Macroeconomic policy is a government plan and action to influence the economy as a whole. The policy is to achieve macroeconomic targets such as:
- Healthy and sustainable economic growth
- Low and stable inflation rate
- Equilibrium in the balance of payments
- Full employment
Macroeconomic policy differs from the microeconomic policy. The latter focuses on specific economic agents, for example, raising excise in the tobacco product.
Types of macroeconomic policy
The three main types of macroeconomic policies are:
- Fiscal policy
- Monetary policy
- Supply-side policy
The first two influence the economy through the aggregate demand side. While the last affects aggregate supply.
Fiscal policy uses budget instruments. Governments can change taxes and their spending to influence the economy.
Meanwhile, the monetary policy focuses on the money supply. The key tools of monetary policy include policy rates, reserve requirements, and open market operations.
The supply-side policy seeks to improve the competitiveness and efficiency of the free market. To do this, the government introduces privatization, deregulation, and antitrust policies. Other policies enhance the quality and quantity of the productive capacity of the economy, for example, by improving education, research and development of advanced technology, and infrastructure.
Contractionary and expansionary policies
In general, monetary and fiscal policy can be expansionary or contractionary policies. Both policies ensure the economy to operate close to its potential level. By doing so, the economy avoids the adverse effects of the business cycle, such as hyperinflation and recession.
Expansionary policies drive up economic growth. Governments usually do it when economic growth is weak or recession. To do this, governments could launch several options, such as:
- Reducing tax rates
- Increasing government spending
- Cutting interest rates
- Lowering reserves requirement ratio
- Conducting open market operations by buying government securities.

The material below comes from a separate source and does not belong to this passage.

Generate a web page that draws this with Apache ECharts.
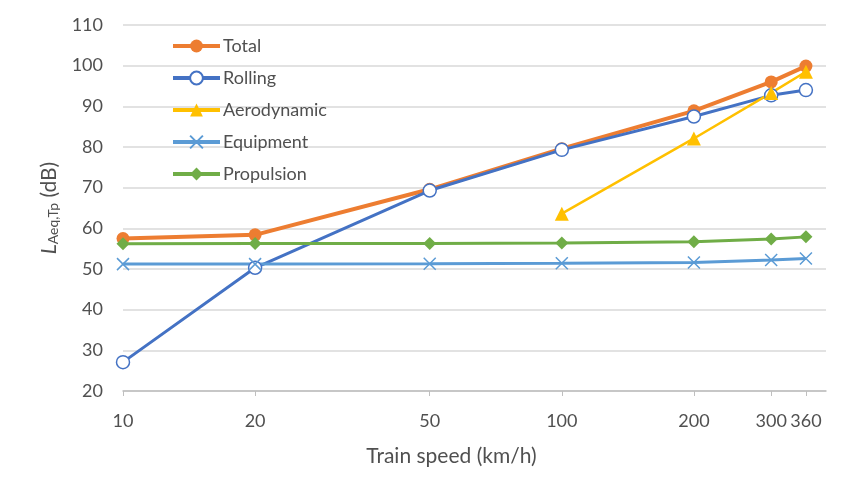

Those options increase aggregate demand and stimulate economic growth. For example, when interest rates fall, the cost of new loans becomes cheaper. That should encourage households to increase the consumption of goods and services. Increasing demand helps businesses to increase their output.
Conversely, contractionary policies seek to overcome the adverse effects of high inflationary pressures. High inflation usually accompanies strong real GDP growth. The economy operates above its potential output. During this period, the economy experiences overheated.
High inflation is endangering the economy because the purchasing power of money is falling. It requires government intervention. To moderate inflation, the government can take several alternatives, including:
- Raising tax rates
- Cutting its spending
- Raising interest rates
- Increasing the mandatory reserve ratio
- Open market operations by selling government securities.
Those alternatives reduce aggregate demand and diminish the real GDP growth and inflation rate.
Discretionary and automatic stabilizer policies
Economists divide fiscal policy into two: discretionary policy and automatic stabilizer. Discretionary policies require explicit intervention.
In contrast, automatic stabilizer policy does not require explicit government action. It works countercyclical, which decreases during economic expansion and increases during economic contraction.
Transfer payments, such as unemployment benefits, are examples of automatic stabilizer instruments. During a recession, unemployment benefits increase as the unemployment rate rises. In contrast, as the economy expands, unemployment benefits decrease because of a low unemployment rate.